*WORK TO COMPLETE*. Transcribe each line of the material as it is, and drop any picture.

------------------------------------------------

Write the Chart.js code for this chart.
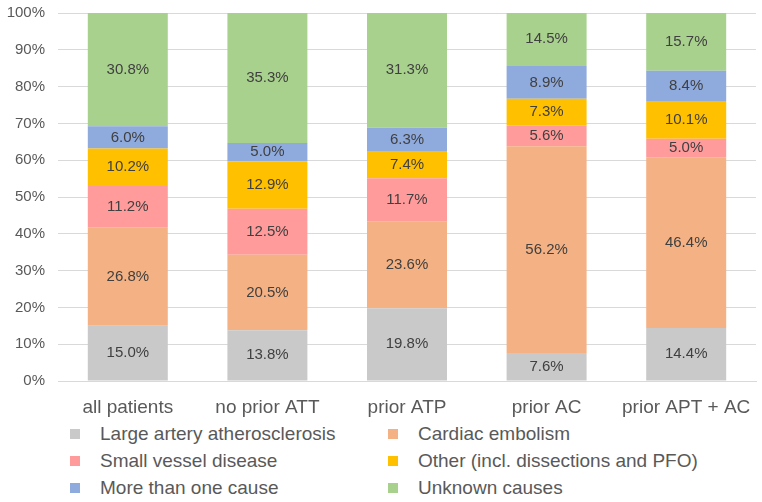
<!DOCTYPE html>
<html>
<head>
<meta charset="utf-8">
<script src="https://cdn.jsdelivr.net/npm/chart.js@4"></script>
<style>
  body { margin: 0; background: #fff; font-family: "Liberation Sans", Arial, sans-serif; }
  #wrap { position: relative; width: 762px; height: 420px; }
  #legend { display: grid; grid-template-columns: 318px 330px; margin-left: 70px; margin-top: 0; }
  #legend div { display: flex; align-items: center; font-size: 19px; color: #595959; height: 27px; }
  #legend span { display: inline-block; width: 10px; height: 10px; margin-right: 20px; }
</style>
</head>
<body>
<div id="wrap"><canvas id="c"></canvas></div>
<div id="legend"></div>
<script>
const categories = ['all patients', 'no prior ATT', 'prior ATP', 'prior AC', 'prior APT + AC'];
const seriesNames = ['Large artery atherosclerosis', 'Cardiac embolism', 'Small vessel disease',
  'Other (incl. dissections and PFO)', 'More than one cause', 'Unknown causes'];
const largeArtery = [15.0, 13.8, 19.8, 7.6, 14.4];
const cardiac = [26.8, 20.5, 23.6, 56.2, 46.4];
const smallVessel = [11.2, 12.5, 11.7, 5.6, 5.0];
const other = [10.2, 12.9, 7.4, 7.3, 10.1];
const moreThanOne = [6.0, 5.0, 6.3, 8.9, 8.4];
const unknown = [30.8, 35.3, 31.3, 14.5, 15.7];
const yTicks = [0, 10, 20, 30, 40, 50, 60, 70, 80, 90, 100];
const colors = ['#C9C9C9', '#F4B183', '#FF9B9B', '#FFC000', '#8FAADC', '#A9D18E'];

const seriesValues = [largeArtery, cardiac, smallVessel, other, moreThanOne, unknown];
const fontFamily = '"Liberation Sans", Arial, sans-serif';

// draw value labels in the middle of each segment
const segmentLabels = {
  id: 'segmentLabels',
  afterDatasetsDraw(chart) {
    const ctx = chart.ctx;
    ctx.save();
    ctx.font = '15px ' + fontFamily;
    ctx.fillStyle = '#404040';
    ctx.textAlign = 'center';
    ctx.textBaseline = 'middle';
    chart.data.datasets.forEach((ds, i) => {
      chart.getDatasetMeta(i).data.forEach((bar, j) => {
        const mid = (bar.y + bar.base) / 2;
        ctx.fillText(ds.data[j].toFixed(1) + '%', bar.x, mid);
      });
    });
    ctx.restore();
  }
};

new Chart(document.getElementById('c'), {
  type: 'bar',
  data: {
    labels: categories,
    datasets: seriesNames.map((name, i) => ({
      label: name,
      data: seriesValues[i],
      backgroundColor: colors[i],
      borderWidth: 0,
      categoryPercentage: 1,
      barPercentage: 0.573
    }))
  },
  options: {
    responsive: true,
    maintainAspectRatio: false,
    animation: false,
    layout: { padding: { top: 13, right: 6, left: 0, bottom: 0 } },
    plugins: { legend: { display: false }, tooltip: { enabled: false } },
    scales: {
      x: {
        stacked: true,
        grid: { display: false, drawTicks: false },
        border: { color: '#D9D9D9' },
        ticks: { color: '#595959', font: { size: 19, family: fontFamily }, padding: 15 },
        afterFit: axis => { axis.height = 39; axis.paddingLeft = 0; axis.paddingRight = 0; }
      },
      y: {
        stacked: true,
        min: 0,
        max: 100,
        afterBuildTicks: axis => { axis.ticks = yTicks.map(v => ({ value: v })); },
        grid: { color: '#D9D9D9', drawTicks: false },
        border: { display: false },
        ticks: {
          color: '#595959',
          font: { size: 15, family: fontFamily },
          padding: 13,
          callback: v => v + '%'
        },
        afterFit: axis => { axis.width = 58; axis.paddingTop = 0; axis.paddingBottom = 0; }
      }
    }
  },
  plugins: [segmentLabels]
});

const legend = document.getElementById('legend');
[0, 1, 2, 3, 4, 5].forEach(i => {
  const item = document.createElement('div');
  item.innerHTML = '<span style="background:' + colors[i] + '"></span>' + seriesNames[i];
  legend.appendChild(item);
});
</script>
</body>
</html>
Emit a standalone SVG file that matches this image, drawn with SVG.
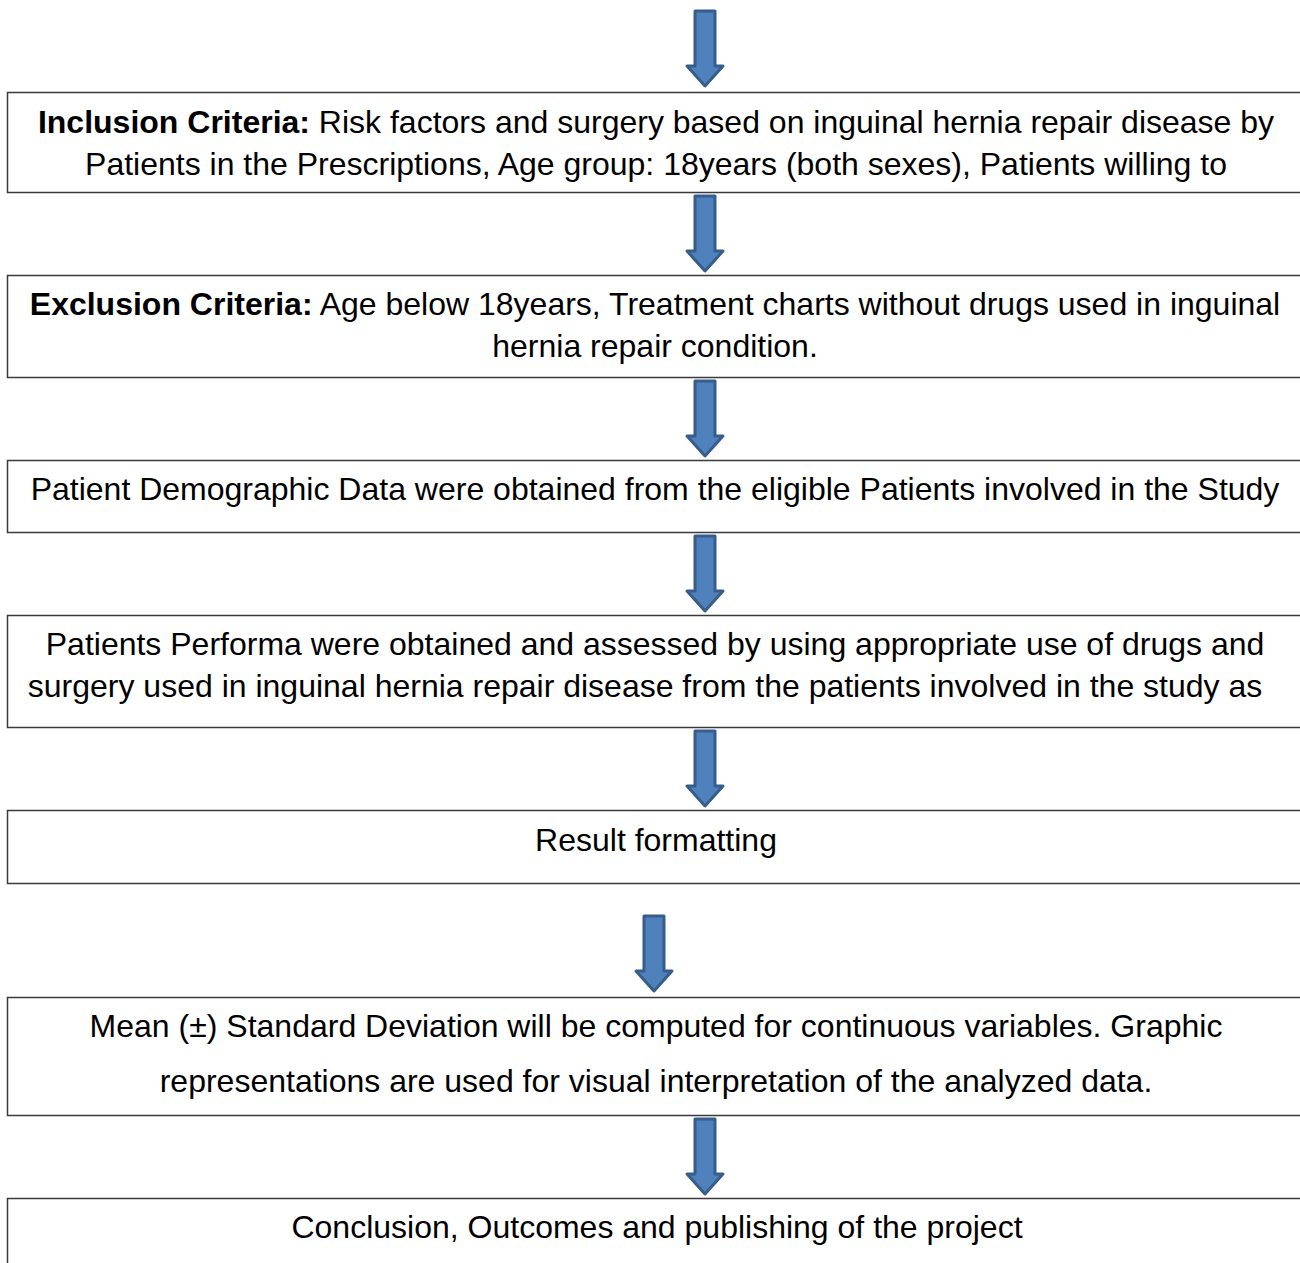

------------------------------------------------

*WRITTEN ANSWER*.
Write the Chart.js code for this chart.
<!DOCTYPE html>
<html>
<head>
<meta charset="utf-8">
<script src="https://cdn.jsdelivr.net/npm/chart.js@4"></script>
<style>
  body { margin: 0; background: #fff; font-family: "Liberation Sans", Arial, sans-serif; }
  #wrap { position: relative; width: 762px; height: 420px; }
  #legend { display: grid; grid-template-columns: 318px 330px; margin-left: 70px; margin-top: 0; }
  #legend div { display: flex; align-items: center; font-size: 19px; color: #595959; height: 27px; }
  #legend span { display: inline-block; width: 10px; height: 10px; margin-right: 20px; }
</style>
</head>
<body>
<div id="wrap"><canvas id="c"></canvas></div>
<div id="legend"></div>
<script>
const categories = ['all patients', 'no prior ATT', 'prior ATP', 'prior AC', 'prior APT + AC'];
const seriesNames = ['Large artery atherosclerosis', 'Cardiac embolism', 'Small vessel disease',
  'Other (incl. dissections and PFO)', 'More than one cause', 'Unknown causes'];
const largeArtery = [15.0, 13.8, 19.8, 7.6, 14.4];
const cardiac = [26.8, 20.5, 23.6, 56.2, 46.4];
const smallVessel = [11.2, 12.5, 11.7, 5.6, 5.0];
const other = [10.2, 12.9, 7.4, 7.3, 10.1];
const moreThanOne = [6.0, 5.0, 6.3, 8.9, 8.4];
const unknown = [30.8, 35.3, 31.3, 14.5, 15.7];
const yTicks = [0, 10, 20, 30, 40, 50, 60, 70, 80, 90, 100];
const colors = ['#C9C9C9', '#F4B183', '#FF9B9B', '#FFC000', '#8FAADC', '#A9D18E'];

const seriesValues = [largeArtery, cardiac, smallVessel, other, moreThanOne, unknown];
const fontFamily = '"Liberation Sans", Arial, sans-serif';

// draw value labels in the middle of each segment
const segmentLabels = {
  id: 'segmentLabels',
  afterDatasetsDraw(chart) {
    const ctx = chart.ctx;
    ctx.save();
    ctx.font = '15px ' + fontFamily;
    ctx.fillStyle = '#404040';
    ctx.textAlign = 'center';
    ctx.textBaseline = 'middle';
    chart.data.datasets.forEach((ds, i) => {
      chart.getDatasetMeta(i).data.forEach((bar, j) => {
        const mid = (bar.y + bar.base) / 2;
        ctx.fillText(ds.data[j].toFixed(1) + '%', bar.x, mid);
      });
    });
    ctx.restore();
  }
};

new Chart(document.getElementById('c'), {
  type: 'bar',
  data: {
    labels: categories,
    datasets: seriesNames.map((name, i) => ({
      label: name,
      data: seriesValues[i],
      backgroundColor: colors[i],
      borderWidth: 0,
      categoryPercentage: 1,
      barPercentage: 0.573
    }))
  },
  options: {
    responsive: true,
    maintainAspectRatio: false,
    animation: false,
    layout: { padding: { top: 13, right: 6, left: 0, bottom: 0 } },
    plugins: { legend: { display: false }, tooltip: { enabled: false } },
    scales: {
      x: {
        stacked: true,
        grid: { display: false, drawTicks: false },
        border: { color: '#D9D9D9' },
        ticks: { color: '#595959', font: { size: 19, family: fontFamily }, padding: 15 },
        afterFit: axis => { axis.height = 39; axis.paddingLeft = 0; axis.paddingRight = 0; }
      },
      y: {
        stacked: true,
        min: 0,
        max: 100,
        afterBuildTicks: axis => { axis.ticks = yTicks.map(v => ({ value: v })); },
        grid: { color: '#D9D9D9', drawTicks: false },
        border: { display: false },
        ticks: {
          color: '#595959',
          font: { size: 15, family: fontFamily },
          padding: 13,
          callback: v => v + '%'
        },
        afterFit: axis => { axis.width = 58; axis.paddingTop = 0; axis.paddingBottom = 0; }
      }
    }
  },
  plugins: [segmentLabels]
});

const legend = document.getElementById('legend');
[0, 1, 2, 3, 4, 5].forEach(i => {
  const item = document.createElement('div');
  item.innerHTML = '<span style="background:' + colors[i] + '"></span>' + seriesNames[i];
  legend.appendChild(item);
});
</script>
</body>
</html>
Emit a standalone SVG file that matches this image, drawn with SVG.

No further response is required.